Boutique Gaming PC Manufacturers Express Worries over Power Consumption

Makers of High-End Gaming Systems Concerned about High Power Consumption

by Anton Shilov
09/04/2008 | 02:22 PM

Manufacturers of premium-class desktop machines for enthusiasts expressed their concerns about increasing power consumption of advanced personal computers in an interview. There is a problem with cooling down of high-end components for gaming PCs as well as tremendous amount of power they require. To make the situation even worse, computer makers cannot resolve such issues.


Back in the days personal computers for gaming consumed roughly the same amount of power as typical PCs used for usual workloads. However, in the recent years the fierce competition between companies like ATI (now graphics product group of Advanced Micro Devices) and Nvidia Corp. as well as AMD and Intel have caused a tremendous increase in both performance and power consumption of PC components. According to boutique system makers, this is a serious thing to worry about.

“I swore that I’d never break 1000W [limit of power supply unit]. Unfortunately, that has been the solution for the past several years. Bigger, bigger, bigger power supplies,” said Kelt Reeves, president of game PC maker Falcon Northwest, in an interview with web-site.

There are reasons for concerns, just three years ago a top-of-the-range graphics card consumed about 80W, whereas today’s Nvidia GeForce GTX 280 consumes about 180W, while ATI Radeon HD 4870 X2 devours about 265W, according to measures by X-bit labs. At the same time, premium-class microprocessors consume about 130W.

It should be noted that a graphics sub-system with three GeForce GTX 280 graphics cards should consume about 540W, whereas a tandem of two ATI Radeon HD 4870 X2 boards should eat about 530W, which makes graphics sub-system the absolute leader in terms of power consumption within a personal computer. Nevertheless, even a 550W graphics sub-system, a 130W processor as well as components like core-logic, memory, hard disk drives and optical drives would hardly need more than 800W – 900W. Still, makers of high-end PCs install 1kW or higher performance power supply units into their systems (PSUs) to guarantee reliable operation. The problem for computer builders is that demand for power grows faster than they would have ever expected.

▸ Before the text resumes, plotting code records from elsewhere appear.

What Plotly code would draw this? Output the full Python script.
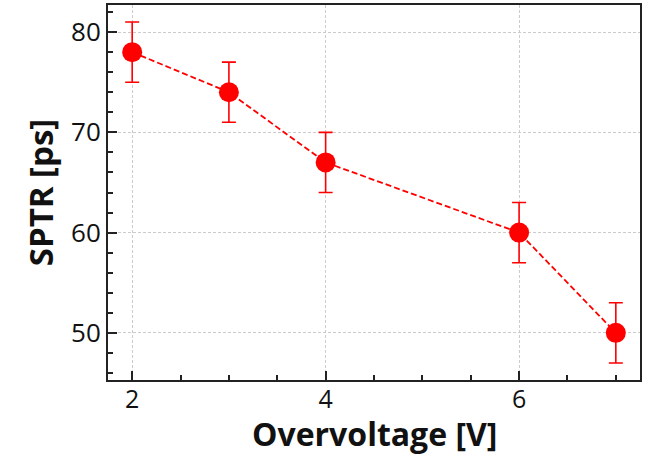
import plotly.graph_objects as go

# Overvoltage scan of single-photon time resolution
overvoltage = [2, 3, 4, 6, 7]
sptr_ps = [78, 74, 67, 60, 50]
sptr_err = [3, 3, 3, 3, 3]

x_ticks = [2, 4, 6]
y_ticks = [50, 60, 70, 80]

fig = go.Figure()
fig.add_trace(go.Scatter(
    x=overvoltage, y=sptr_ps,
    mode="lines+markers",
    line=dict(color="red", width=1.8, dash="6px,3px"),
    marker=dict(color="red", size=20, line=dict(width=0)),
    error_y=dict(type="data", array=sptr_err, color="red", thickness=1.6, width=7),
    showlegend=False,
))

font = "Open Sans, DejaVu Sans, sans-serif"
axis_common = dict(
    showline=True, linecolor="#222", linewidth=2, mirror=True,
    ticks="inside", ticklen=9, tickwidth=2, tickcolor="#222",
    showgrid=True, gridcolor="#cccccc", gridwidth=0.7, griddash="3px,2px",
    zeroline=False, automargin=False,
    tickfont=dict(family=font, size=26, color="#111"),
)

fig.update_xaxes(
    range=[1.75, 7.25], tickvals=x_ticks,
    minor=dict(ticks="inside", dtick=0.5, tick0=0, ticklen=5, tickwidth=1.5,
               tickcolor="#222", showgrid=False),
    ticklabelstandoff=-4,
    tickfont=dict(family=font, size=25, color="#111"),
    **{k: v for k, v in axis_common.items() if k != "tickfont"},
)
fig.update_yaxes(
    range=[45.3, 82.7], tickvals=y_ticks,
    minor=dict(ticks="inside", dtick=2, tick0=0, ticklen=5, tickwidth=1.5,
               tickcolor="#222", showgrid=False),
    title=dict(text="<b>SPTR [ps]</b>", font=dict(family=font, size=33, color="#111"),
               standoff=8),
    **axis_common,
)

# x-axis title placed below the tick labels
fig.add_annotation(
    text="<b>Overvoltage [V]</b>", xref="paper", yref="paper",
    x=0.5, y=0, xanchor="center", yanchor="top", yshift=-31,
    showarrow=False, borderpad=0, font=dict(family=font, size=32, color="#111"),
)

fig.update_layout(
    width=646, height=454,
    margin=dict(l=108, r=6, t=5, b=74),
    plot_bgcolor="white", paper_bgcolor="white",
)

fig.write_html("out.html")
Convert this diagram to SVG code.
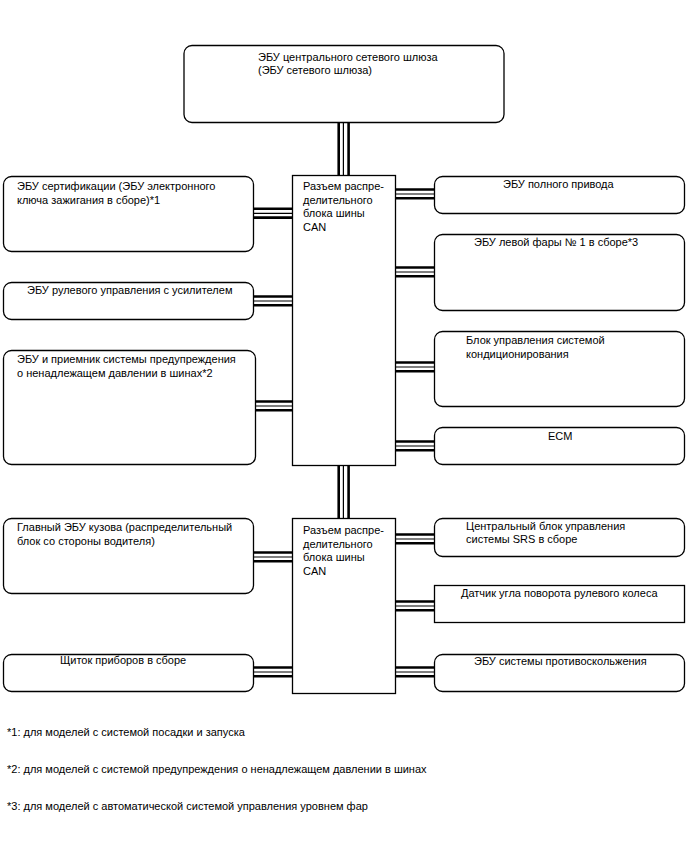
<svg xmlns="http://www.w3.org/2000/svg" width="688" height="852" viewBox="0 0 688 852">
<style>
.box{fill:#fff;stroke:#000;stroke-width:1.3}
.t{font-family:"Liberation Sans",Arial,sans-serif;font-size:11px;fill:#000}
.thk{stroke:#000;stroke-width:2.6;fill:none}
.thn{stroke:#000;stroke-width:1.2;fill:none}
</style>
<rect width="688" height="852" fill="#fff"/>
<g id="connectors">
<g><line class="thk" x1="338.7" y1="122" x2="338.7" y2="175"/><line class="thn" x1="343.4" y1="122" x2="343.4" y2="175"/><line class="thk" x1="348.6" y1="122" x2="348.6" y2="175"/></g>
<g><line class="thk" x1="338.7" y1="465" x2="338.7" y2="518"/><line class="thn" x1="343.4" y1="465" x2="343.4" y2="518"/><line class="thk" x1="348.6" y1="465" x2="348.6" y2="518"/></g>
<g><line class="thk" x1="253" y1="208.8" x2="293" y2="208.8"/><line class="thn" x1="253" y1="213.3" x2="293" y2="213.3"/><line class="thk" x1="253" y1="217.6" x2="293" y2="217.6"/></g>
<g><line class="thk" x1="253" y1="296.5" x2="293" y2="296.5"/><line class="thn" x1="253" y1="301" x2="293" y2="301"/><line class="thk" x1="253" y1="305.3" x2="293" y2="305.3"/></g>
<g><line class="thk" x1="255" y1="401.5" x2="293" y2="401.5"/><line class="thn" x1="255" y1="406" x2="293" y2="406"/><line class="thk" x1="255" y1="410.3" x2="293" y2="410.3"/></g>
<g><line class="thk" x1="253" y1="552.5" x2="293" y2="552.5"/><line class="thn" x1="253" y1="557" x2="293" y2="557"/><line class="thk" x1="253" y1="561.3" x2="293" y2="561.3"/></g>
<g><line class="thk" x1="253" y1="667.5" x2="293" y2="667.5"/><line class="thn" x1="253" y1="672" x2="293" y2="672"/><line class="thk" x1="253" y1="676.3" x2="293" y2="676.3"/></g>
<g><line class="thk" x1="396" y1="189.5" x2="434" y2="189.5"/><line class="thn" x1="396" y1="194" x2="434" y2="194"/><line class="thk" x1="396" y1="198.3" x2="434" y2="198.3"/></g>
<g><line class="thk" x1="396" y1="267.5" x2="434" y2="267.5"/><line class="thn" x1="396" y1="272" x2="434" y2="272"/><line class="thk" x1="396" y1="276.3" x2="434" y2="276.3"/></g>
<g><line class="thk" x1="396" y1="362.5" x2="434" y2="362.5"/><line class="thn" x1="396" y1="367" x2="434" y2="367"/><line class="thk" x1="396" y1="371.3" x2="434" y2="371.3"/></g>
<g><line class="thk" x1="396" y1="441.5" x2="434" y2="441.5"/><line class="thn" x1="396" y1="446" x2="434" y2="446"/><line class="thk" x1="396" y1="450.3" x2="434" y2="450.3"/></g>
<g><line class="thk" x1="396" y1="534.5" x2="434" y2="534.5"/><line class="thn" x1="396" y1="539" x2="434" y2="539"/><line class="thk" x1="396" y1="543.3" x2="434" y2="543.3"/></g>
<g><line class="thk" x1="396" y1="601.5" x2="434" y2="601.5"/><line class="thn" x1="396" y1="606" x2="434" y2="606"/><line class="thk" x1="396" y1="610.3" x2="434" y2="610.3"/></g>
<g><line class="thk" x1="396" y1="667.5" x2="434" y2="667.5"/><line class="thn" x1="396" y1="672" x2="434" y2="672"/><line class="thk" x1="396" y1="676.3" x2="434" y2="676.3"/></g>
</g>
<g id="gateway">
<rect class="box" x="184" y="45.5" width="320" height="77" rx="8"/>
<text class="t" x="258" y="61">ЭБУ центрального сетевого шлюза</text>
<text class="t" x="258" y="74">(ЭБУ сетевого шлюза)</text>
</g>
<g id="junction1">
<rect class="box" x="292.5" y="175.5" width="103" height="290"/>
<text class="t" x="303" y="190">Разъем распре-</text>
<text class="t" x="303" y="203.5">делительного</text>
<text class="t" x="303" y="217">блока шины</text>
<text class="t" x="303" y="230.5">CAN</text>
</g>
<g id="junction2">
<rect class="box" x="292.5" y="518.5" width="103" height="175"/>
<text class="t" x="303" y="534">Разъем распре-</text>
<text class="t" x="303" y="547.5">делительного</text>
<text class="t" x="303" y="561">блока шины</text>
<text class="t" x="303" y="574.5">CAN</text>
</g>
<g id="cert">
<rect class="box" x="3.5" y="176.5" width="250" height="75" rx="8"/>
<text class="t" x="17" y="190">ЭБУ сертификации (ЭБУ электронного</text>
<text class="t" x="17" y="203.5">ключа зажигания в сборе)*1</text>
</g>
<g id="eps">
<rect class="box" x="3.5" y="282.5" width="250" height="37" rx="8"/>
<text class="t" x="27" y="294">ЭБУ рулевого управления с усилителем</text>
</g>
<g id="tpms">
<rect class="box" x="3.5" y="350.5" width="252" height="114" rx="8"/>
<text class="t" x="17" y="363">ЭБУ и приемник системы предупреждения</text>
<text class="t" x="17" y="376.5">о ненадлежащем давлении в шинах*2</text>
</g>
<g id="body">
<rect class="box" x="3.5" y="518.5" width="250" height="75" rx="8"/>
<text class="t" x="17" y="531">Главный ЭБУ кузова (распределительный</text>
<text class="t" x="17" y="544.5">блок со стороны водителя)</text>
</g>
<g id="meter">
<rect class="box" x="3.5" y="654.5" width="250" height="37" rx="8"/>
<text class="t" x="60" y="664">Щиток приборов в сборе</text>
</g>
<g id="awd">
<rect class="box" x="434.5" y="176.5" width="250" height="37" rx="8"/>
<text class="t" x="503" y="188">ЭБУ полного привода</text>
</g>
<g id="headlight">
<rect class="box" x="434.5" y="234.5" width="250" height="76" rx="8"/>
<text class="t" x="474" y="246">ЭБУ левой фары № 1 в сборе*3</text>
</g>
<g id="ac">
<rect class="box" x="434.5" y="331.5" width="250" height="75" rx="8"/>
<text class="t" x="466" y="344">Блок управления системой</text>
<text class="t" x="466" y="357.5">кондиционирования</text>
</g>
<g id="ecm">
<rect class="box" x="434.5" y="427.5" width="250" height="37" rx="8"/>
<text class="t" x="548" y="440">ECM</text>
</g>
<g id="srs">
<rect class="box" x="434.5" y="518.5" width="250" height="38" rx="8"/>
<text class="t" x="466" y="529.5">Центральный блок управления</text>
<text class="t" x="466" y="543">системы SRS в сборе</text>
</g>
<g id="steer">
<rect class="box" x="434.5" y="585.5" width="250" height="37"/>
<text class="t" x="461" y="596.5">Датчик угла поворота рулевого колеса</text>
</g>
<g id="abs">
<rect class="box" x="434.5" y="654.5" width="250" height="37" rx="8"/>
<text class="t" x="474" y="665">ЭБУ системы противоскольжения</text>
</g>
<g id="notes">
<text class="t" x="7" y="735.5">*1: для моделей с системой посадки и запуска</text>
<text class="t" x="7" y="773">*2: для моделей с системой предупреждения о ненадлежащем давлении в шинах</text>
<text class="t" x="7" y="810">*3: для моделей с автоматической системой управления уровнем фар</text>
</g>
</svg>
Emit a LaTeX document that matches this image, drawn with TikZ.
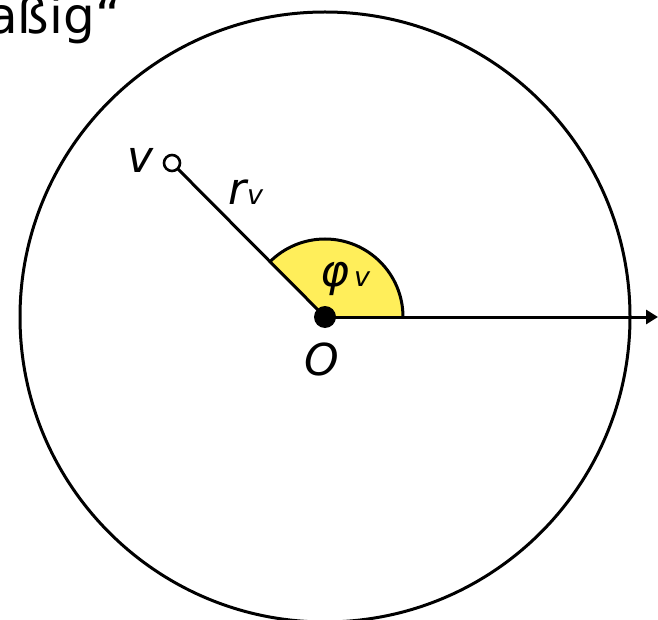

“If this trend does continue, then, yes, it will give us problems. A regular home user would have to have an electrician come in, get the outlet out, and plug in a higher breaker. Today, some of the higher-end systems with big power supplies require a special wall power socket,” said George Yang, an engineer at IBuyPower.

Increased complexity of high-end gaming PCs does not make lives of boutique computer builders easier. Besides the increased power consumption, they have to deal with necessity to cool-down the components.

Back in the days Apple had to switch from PowerPC processors to x86 chips due to overwhelming power consumption of PowerPC central processing units and consequent obligation to use many noisy fans to keep everything work stably.